**Material**
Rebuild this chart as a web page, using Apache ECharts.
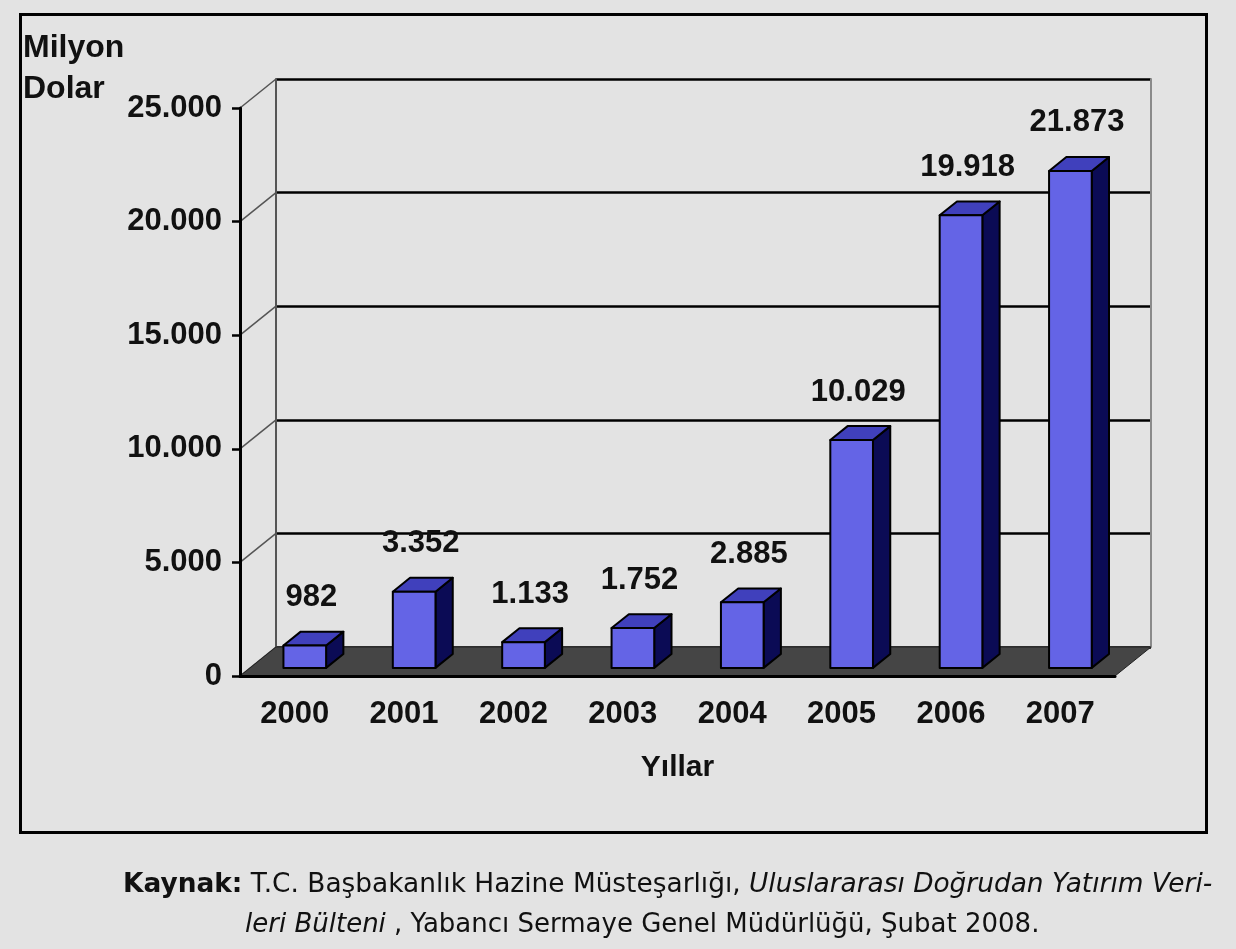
<!DOCTYPE html>
<html>
<head>
<meta charset="utf-8">
<script src="https://cdn.jsdelivr.net/npm/echarts@6/dist/echarts.min.js"></script>
<style>
  html, body { margin: 0; padding: 0; background: #e3e3e3; }
  #chart { width: 1236px; height: 949px; }
</style>
</head>
<body>
<div id="chart"></div>
<script>
// data
const years = ['2000', '2001', '2002', '2003', '2004', '2005', '2006', '2007'];
const fdi = [982, 3352, 1133, 1752, 2885, 10029, 19918, 21873];
const yTicks = [0, 5000, 10000, 15000, 20000, 25000];

// 3d look: depth of the floor in pixels
const DX = 36, DY = -29;
const F1 = 0.28, F2 = 0.76;   // where the bar sits in the depth
const TXT = '#111';
const FONT = 'Liberation Sans';

const dotted = v => String(v).replace(/\B(?=(\d{3})+(?!\d))/g, '.');

const chart = echarts.init(document.getElementById('chart'));

const option = {
  backgroundColor: '#e3e3e3',
  animation: false,
  grid: [
    { left: 240, right: 121, top: 108, bottom: 273 },
    { left: 240 + DX, right: 121 - DX, top: 108 + DY, bottom: 273 - DY }
  ],
  xAxis: [
    {
      type: 'category', data: years, gridIndex: 0, z: 5,
      axisLine: { lineStyle: { color: '#000', width: 3 } },
      axisTick: { length: 8, lineStyle: { color: '#000', width: 2.5 } },
      axisLabel: { margin: 23, fontSize: 31, fontWeight: 'bold', color: TXT, fontFamily: FONT },
      name: 'Yıllar', nameLocation: 'middle', nameGap: 77,
      nameTextStyle: { fontSize: 30, fontWeight: 'bold', color: TXT, fontFamily: FONT }
    },
    { type: 'category', data: years, gridIndex: 1, show: false }
  ],
  yAxis: [
    {
      type: 'value', gridIndex: 0, min: 0, max: 25000, interval: 5000, z: 5,
      axisLine: { show: true, lineStyle: { color: '#000', width: 3 } },
      axisTick: { show: true, length: 8, lineStyle: { color: '#000', width: 2.5 } },
      splitLine: { show: false },
      axisLabel: { margin: 18, fontSize: 31, fontWeight: 'bold', color: TXT, fontFamily: FONT, formatter: dotted }
    },
    {
      // back wall
      type: 'value', gridIndex: 1, min: 0, max: 25000, interval: 5000,
      axisLine: { show: true, lineStyle: { color: '#555', width: 2 } },
      axisTick: { show: false }, axisLabel: { show: false },
      splitLine: { show: true, lineStyle: { color: '#000', width: 2.5 } }
    },
    {
      type: 'value', gridIndex: 1, position: 'right', min: 0, max: 25000, interval: 5000,
      axisLine: { show: true, lineStyle: { color: '#8a8a8a', width: 2 } },
      axisTick: { show: false }, axisLabel: { show: false }, splitLine: { show: false }
    }
  ],
  series: [
    {
      // side wall lines
      type: 'custom', xAxisIndex: 0, yAxisIndex: 0, z: 1,
      data: yTicks.map(v => [0, v]),
      renderItem: (params, api) => {
        const p = api.coord([0, api.value(1)]);
        const x = p[0] - api.size([1, 0])[0] / 2;
        return {
          type: 'line',
          shape: { x1: x, y1: p[1], x2: x + DX, y2: p[1] + DY },
          style: { stroke: '#555', lineWidth: 1.5 }
        };
      }
    },
    {
      // floor
      type: 'custom', xAxisIndex: 0, yAxisIndex: 0, z: 2,
      data: [[0, 0]],
      renderItem: (params, api) => {
        const half = api.size([1, 0])[0] / 2;
        const a = api.coord([0, 0]);
        const b = api.coord([years.length - 1, 0]);
        return {
          type: 'polygon',
          shape: { points: [
            [a[0] - half, a[1]], [b[0] + half, b[1]],
            [b[0] + half + DX, b[1] + DY], [a[0] - half + DX, a[1] + DY]
          ] },
          style: { fill: '#454545', stroke: '#222', lineWidth: 1 }
        };
      }
    },
    {
      type: 'custom', xAxisIndex: 0, yAxisIndex: 0, z: 3,
      data: fdi.map((v, i) => [i, v]),
      renderItem: (params, api) => {
        const v = api.value(1);
        const top = api.coord([api.value(0), v]);
        const base = api.coord([api.value(0), 0]);
        const band = api.size([1, 0])[0];
        const w = band * 0.39;
        const x0 = top[0] - w / 2 + DX * F1, x1 = x0 + w;
        const yt = top[1] + DY * F1, yb = base[1] + DY * F1;
        const dx = DX * (F2 - F1), dy = DY * (F2 - F1);
        const edge = { stroke: '#000', lineWidth: 2, lineJoin: 'round' };
        return {
          type: 'group',
          children: [
            { type: 'polygon', shape: { points: [[x1, yt], [x1, yb], [x1 + dx, yb + dy], [x1 + dx, yt + dy]] },
              style: Object.assign({ fill: '#0b0b55' }, edge) },
            { type: 'polygon', shape: { points: [[x0, yt], [x1, yt], [x1 + dx, yt + dy], [x0 + dx, yt + dy]] },
              style: Object.assign({ fill: '#4040bc' }, edge) },
            { type: 'rect', shape: { x: x0, y: yt, width: w, height: yb - yt },
              style: Object.assign({ fill: '#6464e6' }, edge) },
            { type: 'text', x: top[0] + DX * (F1 + F2) / 2 - 2, y: yt - 48,
              style: { text: dotted(v), fontSize: 31, fontWeight: 'bold', fontFamily: FONT,
                       fill: TXT, align: 'center', verticalAlign: 'middle' } }
          ]
        };
      }
    }
  ],
  graphic: [
    { type: 'rect', left: 18, top: 12, z: 10,
      shape: { width: 1186, height: 818 },
      style: { fill: 'none', stroke: '#000', lineWidth: 3 } },
    { type: 'text', left: 23, top: 28,
      style: { text: 'Milyon\nDolar', fontSize: 32, fontWeight: 'bold', fontFamily: FONT,
               fill: TXT, lineHeight: 41 } },
    { type: 'text', left: 123, top: 872,
      style: { text: '{b|Kaynak:} T.C. Başbakanlık Hazine Müsteşarlığı, {i|Uluslararası Doğrudan Yatırım Veri-}',
               fontSize: 26.4, fontFamily: 'DejaVu Sans', fill: TXT,
               rich: { b: { fontWeight: 'bold', fontSize: 26.4, fontFamily: 'DejaVu Sans', fill: TXT },
                       i: { fontStyle: 'italic', fontSize: 26.4, fontFamily: 'DejaVu Sans', fill: TXT } } } },
    { type: 'text', left: 245, top: 912,
      style: { text: '{i|leri Bülteni} , Yabancı Sermaye Genel Müdürlüğü, Şubat 2008.',
               fontSize: 26, fontFamily: 'DejaVu Sans', fill: TXT,
               rich: { i: { fontStyle: 'italic', fontSize: 26, fontFamily: 'DejaVu Sans', fill: TXT } } } }
  ]
};

chart.setOption(option);
</script>
</body>
</html>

**Set problem**
Skip every picture and transcribe the data above exactly.

**Complete response**
Rebuild this chart as a web page, using Apache ECharts.
<!DOCTYPE html>
<html>
<head>
<meta charset="utf-8">
<script src="https://cdn.jsdelivr.net/npm/echarts@6/dist/echarts.min.js"></script>
<style>
  html, body { margin: 0; padding: 0; background: #e3e3e3; }
  #chart { width: 1236px; height: 949px; }
</style>
</head>
<body>
<div id="chart"></div>
<script>
// data
const years = ['2000', '2001', '2002', '2003', '2004', '2005', '2006', '2007'];
const fdi = [982, 3352, 1133, 1752, 2885, 10029, 19918, 21873];
const yTicks = [0, 5000, 10000, 15000, 20000, 25000];

// 3d look: depth of the floor in pixels
const DX = 36, DY = -29;
const F1 = 0.28, F2 = 0.76;   // where the bar sits in the depth
const TXT = '#111';
const FONT = 'Liberation Sans';

const dotted = v => String(v).replace(/\B(?=(\d{3})+(?!\d))/g, '.');

const chart = echarts.init(document.getElementById('chart'));

const option = {
  backgroundColor: '#e3e3e3',
  animation: false,
  grid: [
    { left: 240, right: 121, top: 108, bottom: 273 },
    { left: 240 + DX, right: 121 - DX, top: 108 + DY, bottom: 273 - DY }
  ],
  xAxis: [
    {
      type: 'category', data: years, gridIndex: 0, z: 5,
      axisLine: { lineStyle: { color: '#000', width: 3 } },
      axisTick: { length: 8, lineStyle: { color: '#000', width: 2.5 } },
      axisLabel: { margin: 23, fontSize: 31, fontWeight: 'bold', color: TXT, fontFamily: FONT },
      name: 'Yıllar', nameLocation: 'middle', nameGap: 77,
      nameTextStyle: { fontSize: 30, fontWeight: 'bold', color: TXT, fontFamily: FONT }
    },
    { type: 'category', data: years, gridIndex: 1, show: false }
  ],
  yAxis: [
    {
      type: 'value', gridIndex: 0, min: 0, max: 25000, interval: 5000, z: 5,
      axisLine: { show: true, lineStyle: { color: '#000', width: 3 } },
      axisTick: { show: true, length: 8, lineStyle: { color: '#000', width: 2.5 } },
      splitLine: { show: false },
      axisLabel: { margin: 18, fontSize: 31, fontWeight: 'bold', color: TXT, fontFamily: FONT, formatter: dotted }
    },
    {
      // back wall
      type: 'value', gridIndex: 1, min: 0, max: 25000, interval: 5000,
      axisLine: { show: true, lineStyle: { color: '#555', width: 2 } },
      axisTick: { show: false }, axisLabel: { show: false },
      splitLine: { show: true, lineStyle: { color: '#000', width: 2.5 } }
    },
    {
      type: 'value', gridIndex: 1, position: 'right', min: 0, max: 25000, interval: 5000,
      axisLine: { show: true, lineStyle: { color: '#8a8a8a', width: 2 } },
      axisTick: { show: false }, axisLabel: { show: false }, splitLine: { show: false }
    }
  ],
  series: [
    {
      // side wall lines
      type: 'custom', xAxisIndex: 0, yAxisIndex: 0, z: 1,
      data: yTicks.map(v => [0, v]),
      renderItem: (params, api) => {
        const p = api.coord([0, api.value(1)]);
        const x = p[0] - api.size([1, 0])[0] / 2;
        return {
          type: 'line',
          shape: { x1: x, y1: p[1], x2: x + DX, y2: p[1] + DY },
          style: { stroke: '#555', lineWidth: 1.5 }
        };
      }
    },
    {
      // floor
      type: 'custom', xAxisIndex: 0, yAxisIndex: 0, z: 2,
      data: [[0, 0]],
      renderItem: (params, api) => {
        const half = api.size([1, 0])[0] / 2;
        const a = api.coord([0, 0]);
        const b = api.coord([years.length - 1, 0]);
        return {
          type: 'polygon',
          shape: { points: [
            [a[0] - half, a[1]], [b[0] + half, b[1]],
            [b[0] + half + DX, b[1] + DY], [a[0] - half + DX, a[1] + DY]
          ] },
          style: { fill: '#454545', stroke: '#222', lineWidth: 1 }
        };
      }
    },
    {
      type: 'custom', xAxisIndex: 0, yAxisIndex: 0, z: 3,
      data: fdi.map((v, i) => [i, v]),
      renderItem: (params, api) => {
        const v = api.value(1);
        const top = api.coord([api.value(0), v]);
        const base = api.coord([api.value(0), 0]);
        const band = api.size([1, 0])[0];
        const w = band * 0.39;
        const x0 = top[0] - w / 2 + DX * F1, x1 = x0 + w;
        const yt = top[1] + DY * F1, yb = base[1] + DY * F1;
        const dx = DX * (F2 - F1), dy = DY * (F2 - F1);
        const edge = { stroke: '#000', lineWidth: 2, lineJoin: 'round' };
        return {
          type: 'group',
          children: [
            { type: 'polygon', shape: { points: [[x1, yt], [x1, yb], [x1 + dx, yb + dy], [x1 + dx, yt + dy]] },
              style: Object.assign({ fill: '#0b0b55' }, edge) },
            { type: 'polygon', shape: { points: [[x0, yt], [x1, yt], [x1 + dx, yt + dy], [x0 + dx, yt + dy]] },
              style: Object.assign({ fill: '#4040bc' }, edge) },
            { type: 'rect', shape: { x: x0, y: yt, width: w, height: yb - yt },
              style: Object.assign({ fill: '#6464e6' }, edge) },
            { type: 'text', x: top[0] + DX * (F1 + F2) / 2 - 2, y: yt - 48,
              style: { text: dotted(v), fontSize: 31, fontWeight: 'bold', fontFamily: FONT,
                       fill: TXT, align: 'center', verticalAlign: 'middle' } }
          ]
        };
      }
    }
  ],
  graphic: [
    { type: 'rect', left: 18, top: 12, z: 10,
      shape: { width: 1186, height: 818 },
      style: { fill: 'none', stroke: '#000', lineWidth: 3 } },
    { type: 'text', left: 23, top: 28,
      style: { text: 'Milyon\nDolar', fontSize: 32, fontWeight: 'bold', fontFamily: FONT,
               fill: TXT, lineHeight: 41 } },
    { type: 'text', left: 123, top: 872,
      style: { text: '{b|Kaynak:} T.C. Başbakanlık Hazine Müsteşarlığı, {i|Uluslararası Doğrudan Yatırım Veri-}',
               fontSize: 26.4, fontFamily: 'DejaVu Sans', fill: TXT,
               rich: { b: { fontWeight: 'bold', fontSize: 26.4, fontFamily: 'DejaVu Sans', fill: TXT },
                       i: { fontStyle: 'italic', fontSize: 26.4, fontFamily: 'DejaVu Sans', fill: TXT } } } },
    { type: 'text', left: 245, top: 912,
      style: { text: '{i|leri Bülteni} , Yabancı Sermaye Genel Müdürlüğü, Şubat 2008.',
               fontSize: 26, fontFamily: 'DejaVu Sans', fill: TXT,
               rich: { i: { fontStyle: 'italic', fontSize: 26, fontFamily: 'DejaVu Sans', fill: TXT } } } }
  ]
};

chart.setOption(option);
</script>
</body>
</html>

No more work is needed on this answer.